Trends in Medical Conditions and Functioning in the U.S. Population, 1997–2017
Over the last several decades, the federal disability rolls grew substantially, though this growth has slowed more recently. Many factors underlie these trends, including changes in demographics, policies, and disability prevalence.
We address two research questions: (1) How has the prevalence of certain potentially disabling conditions changed among working-age adults over the last two decades? and (2) Among individuals with these conditions, how has the share who report particular functional limitations changed over time?
We use nationally representative survey data from the National Health Interview Survey (NHIS) to document regression adjusted population trends since 1997 in some of the most commonly disabling chronic conditions and functional limitations among adult disability beneficiaries.

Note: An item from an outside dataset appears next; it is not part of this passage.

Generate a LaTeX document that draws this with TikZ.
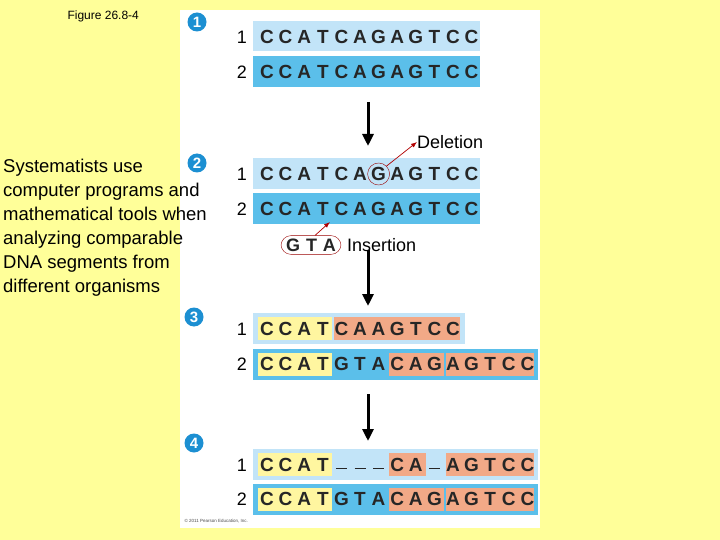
\documentclass[tikz,border=0pt]{standalone}
\usepackage{fontspec}
\setmainfont{Liberation Sans}
\usetikzlibrary{arrows.meta}
\definecolor{bgy}{HTML}{FFFF99}
\definecolor{lbc}{HTML}{C2E4F8}
\definecolor{dbc}{HTML}{5BBFEA}
\definecolor{hyc}{HTML}{FFF6A0}
\definecolor{hoc}{HTML}{F2A987}
\definecolor{stc}{HTML}{1C8FD2}
\begin{document}
\begin{tikzpicture}[x=1pt,y=-1pt,
  lb/.style={fill=lbc, draw=none},
  db/.style={fill=dbc, draw=none},
  hy/.style={fill=hyc, draw=none},
  ho/.style={fill=hoc, draw=none},
  let/.style={font=\fontsize{19}{19}\selectfont\bfseries, inner sep=0pt, text=black!85},
  num/.style={font=\fontsize{18}{18}\selectfont, inner sep=0pt},
  stepnum/.style={circle, fill=stc, text=white, font=\fontsize{15}{15}\selectfont\bfseries, inner sep=0pt, minimum size=19pt},
  bigarrow/.style={-{Triangle[length=12pt,width=11pt]}, line width=3pt, black},
  redarrow/.style={-{Latex[length=6pt]}, red!70!black, line width=0.7pt}]
\useasboundingbox (0,0) rectangle (720,540);
\fill[bgy] (0,0) rectangle (720,540);
\fill[white] (180,10) rectangle (540,528);
\node[font=\fontsize{12}{12}\selectfont, anchor=west] (fig) at (64,16) {Figure 26.8-4};
\node[font=\fontsize{4.5}{5}\selectfont, anchor=west, text=black!70] (copy) at (181,521) {\copyright{} 2011 Pearson Education, Inc.};
\node[anchor=north west, align=left, font=\fontsize{18.5}{24}\selectfont, inner sep=0pt] (txt) at (3,159)
 {Systematists use\\computer programs and\\mathematical tools when\\analyzing comparable\\DNA segments from\\different organisms};
\node[stepnum] (s1) at (197,22) {1};
\node[stepnum] (s2) at (197,163) {2};
\node[stepnum] (s3) at (194,317) {3};
\node[stepnum] (s4) at (194,443) {4};
\def\px{18.6}
\newcommand{\seqrow}[4]{%
  \node[num] (#2n) at (242,#1) {#4};
  \foreach \c [count=\i from 0] in {#3} {
    \node[let] (#2l\i) at (267+\i*\px,#1) {\c};
  }
}
\fill[lb] (253,21) rectangle (480,51);
\fill[db] (253,56) rectangle (480,87);
\fill[lb] (253,158) rectangle (480,189);
\fill[db] (253,193) rectangle (480,224);
\fill[lb] (253,313) rectangle (465,344);
\fill[db] (253,349) rectangle (538,380);
\fill[lb] (253,449) rectangle (538,480);
\fill[db] (253,484) rectangle (538,515);
\foreach \y in {317,353,453,488} {\fill[hy] (258,\y) rectangle (332,\y+23);}
\fill[ho] (334,317) rectangle (460,340);
\fill[ho] (389,353) rectangle (444,376);
\fill[ho] (446,353) rectangle (534,376);
\fill[ho] (389,488) rectangle (444,511);
\fill[ho] (446,488) rectangle (534,511);
\fill[ho] (389,453) rectangle (426,476);
\fill[ho] (446,453) rectangle (534,476);
\seqrow{37}{a}{C,C,A,T,C,A,G,A,G,T,C,C}{1}
\seqrow{72}{b}{C,C,A,T,C,A,G,A,G,T,C,C}{2}
\seqrow{174}{c}{C,C,A,T,C,A,G,A,G,T,C,C}{1}
\seqrow{209}{d}{C,C,A,T,C,A,G,A,G,T,C,C}{2}
\seqrow{329}{e}{C,C,A,T,C,A,A,G,T,C,C}{1}
\seqrow{364}{f}{C,C,A,T,G,T,A,C,A,G,A,G,T,C,C}{2}
\seqrow{465}{g}{C,C,A,T,{\rule[-8pt]{11pt}{0.8pt}},{\rule[-8pt]{11pt}{0.8pt}},{\rule[-8pt]{11pt}{0.8pt}},C,A,{\rule[-8pt]{11pt}{0.8pt}},A,G,T,C,C}{1}
\seqrow{499}{h}{C,C,A,T,G,T,A,C,A,G,A,G,T,C,C}{2}
\coordinate (a1s) at (368,102); \coordinate (a1e) at (368,146);
\coordinate (a2s) at (368,250); \coordinate (a2e) at (368,306);
\coordinate (a3s) at (368,394); \coordinate (a3e) at (368,441);
\draw[bigarrow] (a1s) -- (a1e);
\draw[bigarrow] (a2s) -- (a2e);
\draw[bigarrow] (a3s) -- (a3e);
\node[circle, draw=red!60!black, minimum size=22pt, inner sep=0pt] (delc) at (cl6) {};
\node[font=\fontsize{18}{18}\selectfont, anchor=west, inner sep=0pt] (del) at (417,142) {Deletion};
\draw[redarrow] (delc.north east) -- (del.west);
\node[draw=red!60!black, rounded corners=10pt, font=\fontsize{18}{18}\selectfont\bfseries, inner xsep=5pt, inner ysep=3pt, text=black!85] (gta) at (311,245) {G\,\,T\,\,A};
\node[font=\fontsize{18}{18}\selectfont, anchor=west, inner sep=0pt] (ins) at (347,245) {Insertion};
\coordinate (inspt) at (330,222);
\draw[redarrow] (gta.north) ++(4,0) -- (inspt);
\end{tikzpicture}
\end{document}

We find that the prevalence of several conditions has increased in the U.S. population – most notably, obesity, endocrine conditions, and neoplasms. We also find notable changes in functional limitations. Hearing and vision limitations declined, while adults experienced increases in cognitive, social, and movement limitations. Alongside these long-term trends we find some evidence that reporting of conditions and limitations is countercyclical with the business cycle.
These changes in condition prevalence and functional limitations are consistent with some but not all documented changes in the federal disability rolls. Increases in social limitations are consistent with the perception that Americans are increasingly socially isolated.